Water On The Moon: Eureka! They’ve Found It!
NASA’s mission to crash a rocket into a crater to find water on the moon found it – and much more.
Scientists with NASA’s LCROSS mission, which sent an impactor hurtling into Cabeus Crater on Oct. 9, say their results turned up a significant amount of water in the plume of material the crash kicked up.
The team is still trying to come up with an estimate of the water content of the spot the spent Centaur upper stage struck. The collision generated a plume roughly six miles across. LCROSS’s instruments could sample only a tiny part of that plume. But within that tiny field of view, the team detected nearly 27 gallons of water – either as water vapor or ice grains.
“That’s probably a lower bound on the total amount of water we’ve seen here,” says Anthony Colaprete, project scientist for the mission.
The excitement over finding potentially significant amounts of water centers on water’s value as a resource for explorers – either to drink or to split in to oxygen and hydrogen for rocket fuel. It’s also revolutionizing humanity’s understanding of its familiar neighbor – shifting the picture from a geophysically dead object to one that is “very complicated, very dynamic, and very fun to study,” says Dr. Colaprete. “It’s not just about water anymore.”
The data also harbor tantalizing evidence of what appear to be carbon-based compounds in the ejected material. These may include carbon dioxide, methane, ethanol, and other organics. While the team hasn’t had time to sort through those data yet, the researchers say the chemical fingerprints their spectrometers picked up look strikingly like those from ancient, icy bodies in the outer solar system.

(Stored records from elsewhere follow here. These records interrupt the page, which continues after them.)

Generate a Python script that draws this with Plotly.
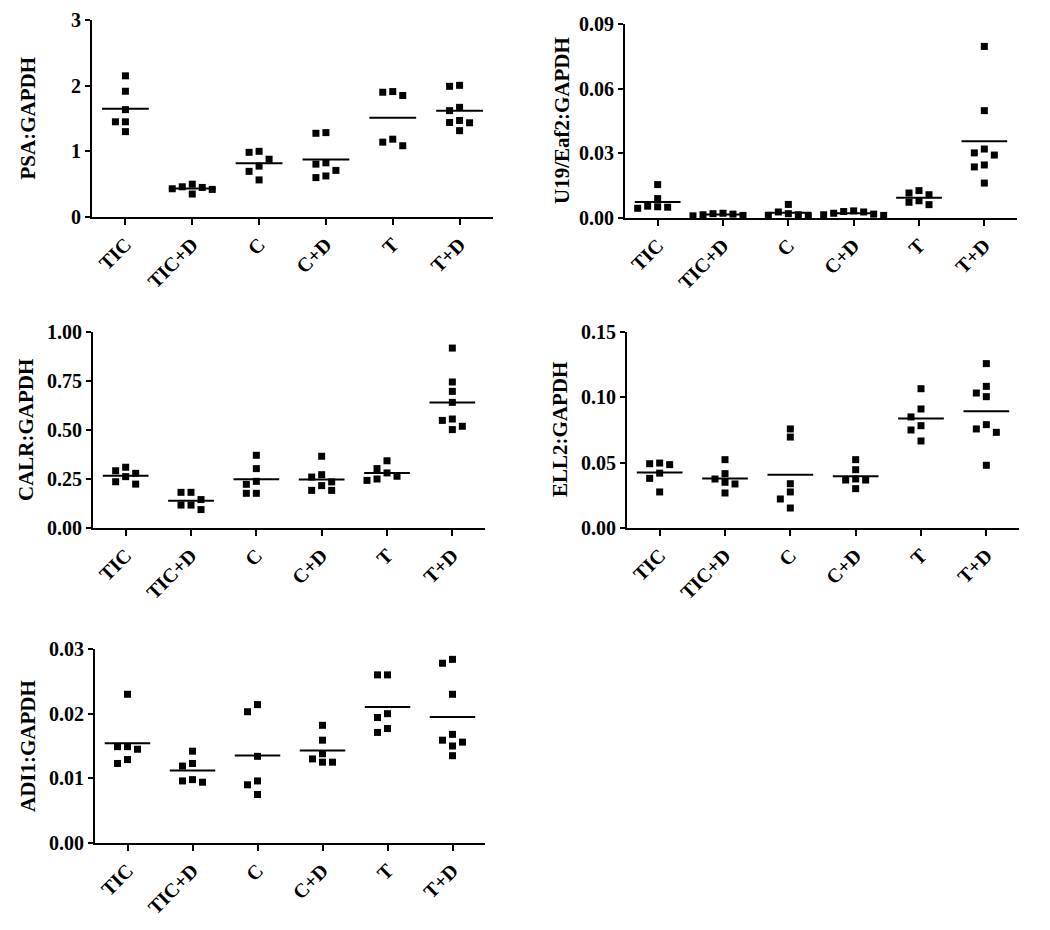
import plotly.graph_objects as go

W, H = 1050, 930
OFF = 8  # page body margin in the browser
groups = ["TIC", "TIC+D", "C", "C+D", "T", "T+D"]

# ---- data ----
psa = [
    [2.15, 1.915, 1.635, 1.45, 1.45, 1.30],
    [0.50, 0.46, 0.45, 0.43, 0.42, 0.35],
    [1.00, 0.985, 0.88, 0.775, 0.695, 0.565],
    [1.285, 1.275, 0.825, 0.805, 0.71, 0.625, 0.60],
    [1.91, 1.90, 1.85, 1.185, 1.14, 1.085],
    [2.005, 1.99, 1.67, 1.62, 1.47, 1.44, 1.435, 1.315],
]
u19 = [
    [0.0155, 0.0090, 0.0055, 0.0052, 0.0050, 0.0045],
    [0.0022, 0.0020, 0.0018, 0.0015, 0.0012, 0.0010],
    [0.0063, 0.0028, 0.0020, 0.0015, 0.0012, 0.0010],
    [0.0033, 0.0030, 0.0028, 0.0022, 0.0018, 0.0015, 0.0012],
    [0.0127, 0.0116, 0.0108, 0.0080, 0.0073, 0.0062],
    [0.0796, 0.0498, 0.0320, 0.0302, 0.0292, 0.0246, 0.0237, 0.0162],
]
calr = [
    [0.310, 0.292, 0.279, 0.262, 0.236, 0.224],
    [0.182, 0.182, 0.145, 0.117, 0.117, 0.094],
    [0.371, 0.303, 0.238, 0.223, 0.177, 0.177],
    [0.366, 0.272, 0.260, 0.235, 0.216, 0.192, 0.192],
    [0.343, 0.303, 0.281, 0.264, 0.250, 0.243],
    [0.918, 0.745, 0.697, 0.641, 0.556, 0.549, 0.519, 0.502],
]
ell2 = [
    [0.0497, 0.0492, 0.0485, 0.0420, 0.0380, 0.0276],
    [0.0523, 0.0416, 0.0375, 0.0350, 0.0337, 0.0268],
    [0.0758, 0.0696, 0.0339, 0.0276, 0.0222, 0.0153],
    [0.0523, 0.0446, 0.0375, 0.0367, 0.0367, 0.0301],
    [0.1066, 0.0911, 0.0850, 0.0783, 0.0750, 0.0666],
    [0.1258, 0.1084, 0.1033, 0.1005, 0.0791, 0.0758, 0.0732, 0.0480],
]
adi1 = [
    [0.0230, 0.0149, 0.0149, 0.0145, 0.0129, 0.0123],
    [0.0142, 0.0123, 0.0119, 0.0098, 0.0096, 0.0094],
    [0.0214, 0.0203, 0.0134, 0.0096, 0.0090, 0.0075],
    [0.0182, 0.0159, 0.0138, 0.0130, 0.0125, 0.0125],
    [0.0260, 0.0260, 0.0200, 0.0194, 0.0177, 0.0171],
    [0.0284, 0.0278, 0.0230, 0.0168, 0.0159, 0.0156, 0.0150, 0.0135],
]

titles = ["PSA:GAPDH", "U19/Eaf2:GAPDH", "CALR:GAPDH", "ELL2:GAPDH", "ADI1:GAPDH"]
ymax = [3, 0.09, 1.0, 0.15, 0.03]
ytickvals = [[0, 1, 2, 3], [0, 0.03, 0.06, 0.09], [0, 0.25, 0.5, 0.75, 1.0],
             [0, 0.05, 0.10, 0.15], [0, 0.01, 0.02, 0.03]]
yticktext = [["0", "1", "2", "3"], ["0.00", "0.03", "0.06", "0.09"],
             ["0.00", "0.25", "0.50", "0.75", "1.00"],
             ["0.00", "0.05", "0.10", "0.15"], ["0.00", "0.01", "0.02", "0.03"]]
datasets = [psa, u19, calr, ell2, adi1]

# ---- layout (pixels on the page) ----
boxes = [  # x0, x1, ytop, ybottom, title x
    (92, 493, 20, 217, 28),
    (625, 1017, 24, 218, 562),
    (93, 485, 332, 528, 26),
    (627, 1019, 332, 528, 560),
    (95, 485, 649, 843, 28),
]

MS = 7          # marker size px
STEP = 10       # horizontal spacing px
THR = 8         # vertical collision threshold px
HALF = 0.35     # half-width of mean line (category units)

font_fam = "Liberation Serif, Times New Roman, serif"


def swarm(vals, px_per_unit, step_units):
    order = sorted(range(len(vals)), key=lambda i: -vals[i])
    placed = []
    offs = [0.0] * len(vals)
    for i in order:
        v = vals[i]
        for k in [0, -1, 1, -2, 2, -3, 3]:
            if all(not (pk == k and abs(v - pv) * px_per_unit < THR) for pv, pk in placed):
                placed.append((v, k))
                offs[i] = k * step_units
                break
    return offs


def fx(px):
    return (px - OFF) / W


def fy(py):
    return 1 - (py - OFF) / H


fig = go.Figure()
layout = {}
annotations = []
for p in range(5):
    x0, x1, yt, yb, tx = boxes[p]
    ax = "" if p == 0 else str(p + 1)
    xa, ya = "x" + ax, "y" + ax
    cat_px = (x1 - x0) / 6.0
    ppu = (yb - yt) / ymax[p]
    xs, ys = [], []
    for gi, vals in enumerate(datasets[p]):
        offs = swarm(vals, ppu, STEP / cat_px)
        for v, o in zip(vals, offs):
            xs.append(gi + o)
            ys.append(v)
        m = sum(vals) / len(vals)
        fig.add_trace(go.Scatter(x=[gi - HALF, gi + HALF], y=[m, m], mode="lines",
                                 line=dict(color="black", width=2), xaxis=xa, yaxis=ya,
                                 showlegend=False, hoverinfo="skip", cliponaxis=False))
    fig.add_trace(go.Scatter(x=xs, y=ys, mode="markers",
                             marker=dict(symbol="square", size=MS, color="black", line=dict(width=0)),
                             xaxis=xa, yaxis=ya, showlegend=False, cliponaxis=False))
    layout["xaxis" + ax] = dict(
        domain=[fx(x0), fx(x1)], anchor=ya, range=[-0.5, 5.5], automargin=False,
        tickvals=list(range(6)), ticktext=groups, tickangle=-45, ticklabeloverflow="allow",
        showline=True, linecolor="black", linewidth=2, ticks="outside",
        ticklen=6, tickwidth=2, tickcolor="black", showgrid=False, zeroline=False,
        tickfont=dict(family=font_fam, size=20, color="black", weight="bold"))
    layout["yaxis" + ax] = dict(
        domain=[fy(yb), fy(yt)], anchor=xa, range=[0, ymax[p]], automargin=False,
        tickvals=ytickvals[p], ticktext=yticktext[p], ticklabeloverflow="allow",
        showline=True, linecolor="black", linewidth=2, ticks="outside",
        ticklen=5, tickwidth=2, tickcolor="black", showgrid=False, zeroline=False,
        tickfont=dict(family=font_fam, size=20, color="black", weight="bold"))
    annotations.append(dict(text=titles[p], xref="paper", yref="paper",
                            x=fx(tx), y=fy((yt + yb) / 2), textangle=-90,
                            showarrow=False, xanchor="center", yanchor="middle",
                            font=dict(family=font_fam, size=21, color="black", weight="bold")))

fig.update_layout(width=W, height=H, margin=dict(l=0, r=0, t=0, b=0, autoexpand=False),
                  paper_bgcolor="white", plot_bgcolor="white",
                  annotations=annotations, **layout)
fig.write_html("out.html")
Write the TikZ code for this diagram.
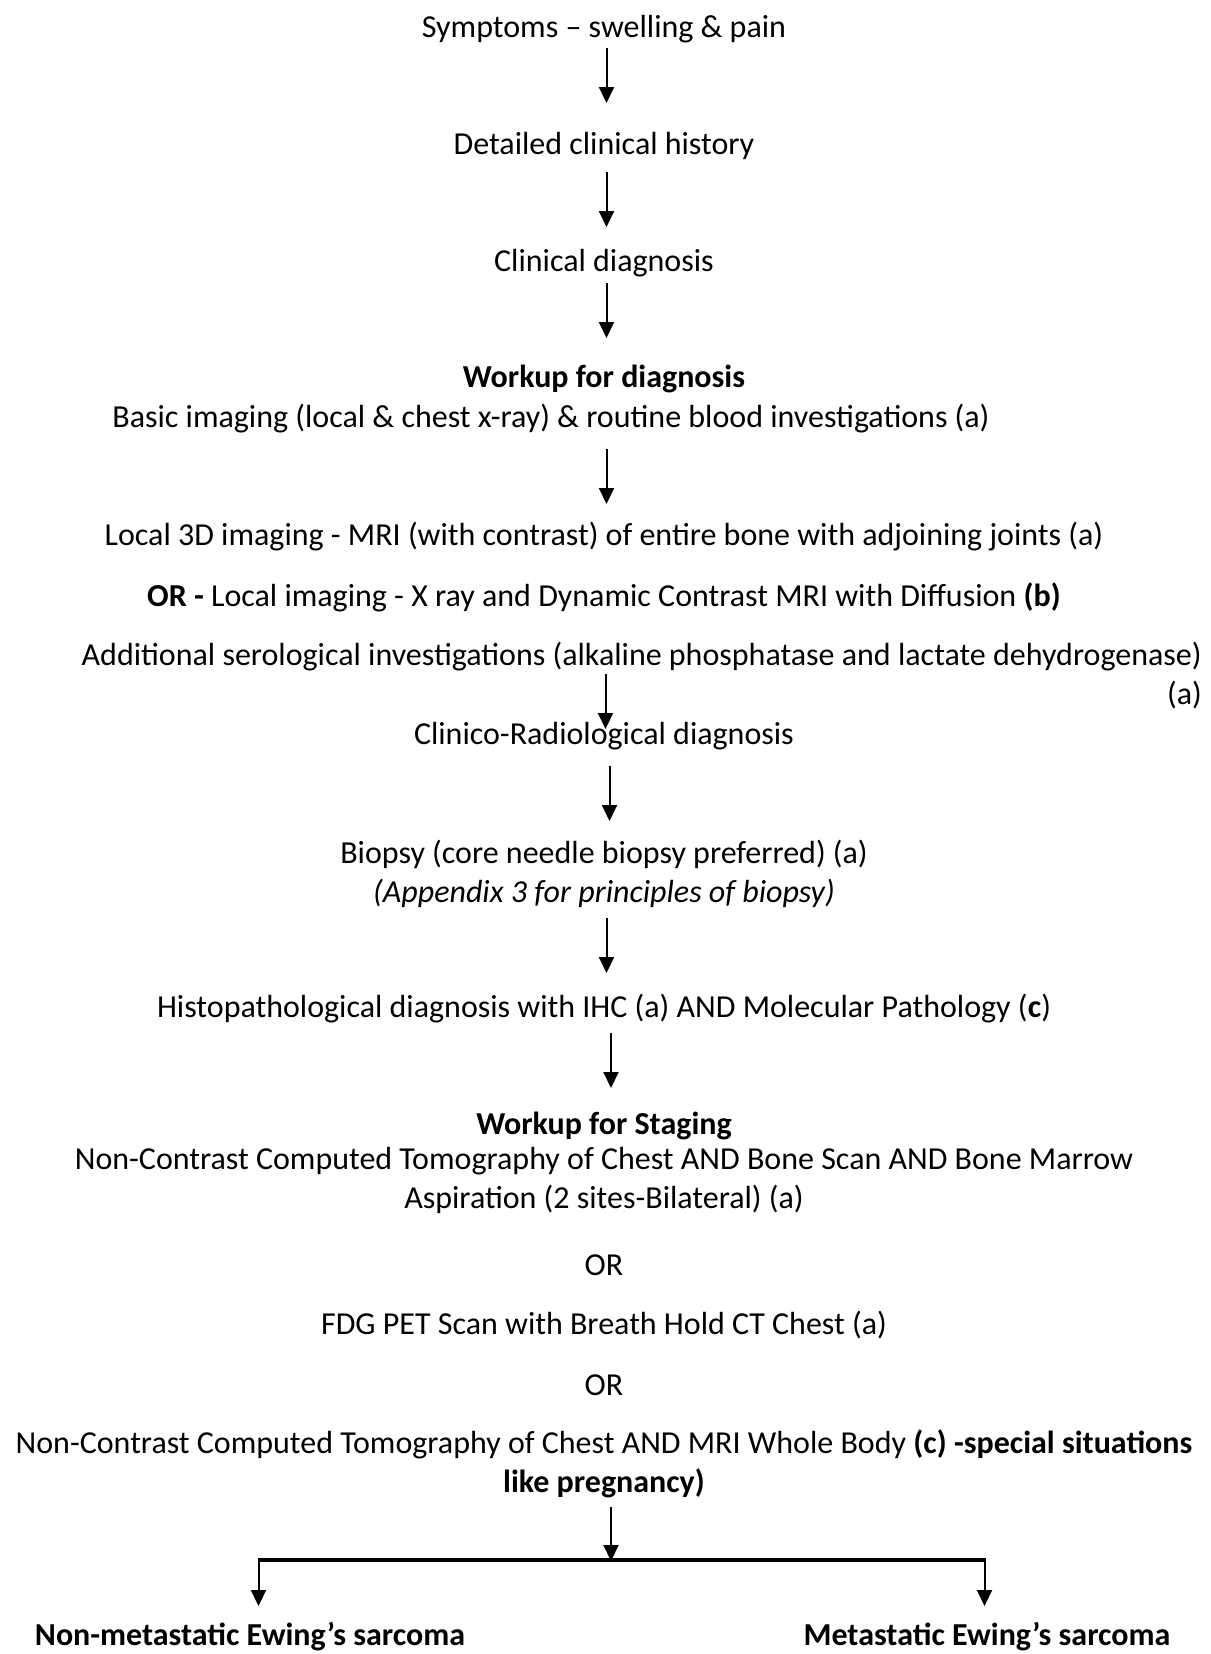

Polar craters like Cabeus are among the coldest places in the solar system because some crater floors never see sunlight. So they freeze out and accumulate so-called volatiles – compounds that in a vacuum flash from ice to gas with only a tiny increase in temperature.
These craters may collectively represent “the dusty attic of the solar system,” says Michael Wargo, NASA’s chief lunar scientist. That “attic” could harbor chemical artifacts from billions of years ago – evidence that could help scientists piece together the story of the solar system’s evolution.
All of this “is giving us a surprising new picture of the moon,” adds Greg Delory, a planetary scientist at the University of California at Berkeley. “This is not your father’s moon!”
For all the excitement about water, the moon is still a dry, desolate place. In September, teams pooling data from several lunar orbiters, including India’s Chandrayaan-1 and NASA’s Lunar Reconnaissance Orbiter, found evidence for water. But the water either is bound up in minerals on the lunar surface or appears as hydroxyls – molecules one hydrogen atom short of H2O.
They found this evidence over much of the moon’s surface. But an explorer would have to process a ton of soil to wring out roughly a quart of water.
In contrast, the bottom of Cabeus Crater seems to harbor an oasis. The team cautions that this dampness is relative. The crater is about as dry as Chile’s Atacama Desert – one of the driest places on Earth. But from a human-exploration perspective, Dr. Wargo adds that “if there’s a choice of having no water available to you and a little bit of water available to you compared with our Earth-based environment, I’ll take the situation where we have a little bit of water available.”
Water’s presence, along with what could turn out to be basic organic compounds in polar craters, raises intriguing questions, Dr. Delory says. Where did the water come from? How long has it been there? What processes put it there, modify it, and destroy it?
Possible answers include the moon’s version of a water cycle, where the solar wind helps build the inventory of hydroxyls, which freeze out at night and then thaw during the lunar day to migrate toward the poles, where it once again is trapped. A comet could have delivered some of the material. Or some of the water could have originated on the moon itself from processes taking place in its interior.
“It’s when we get at these processes that we’ll begin to understand the story that the lunar polar region has to tell about the moon’s history, our own history, and about early conditions in the solar system,” Delory says.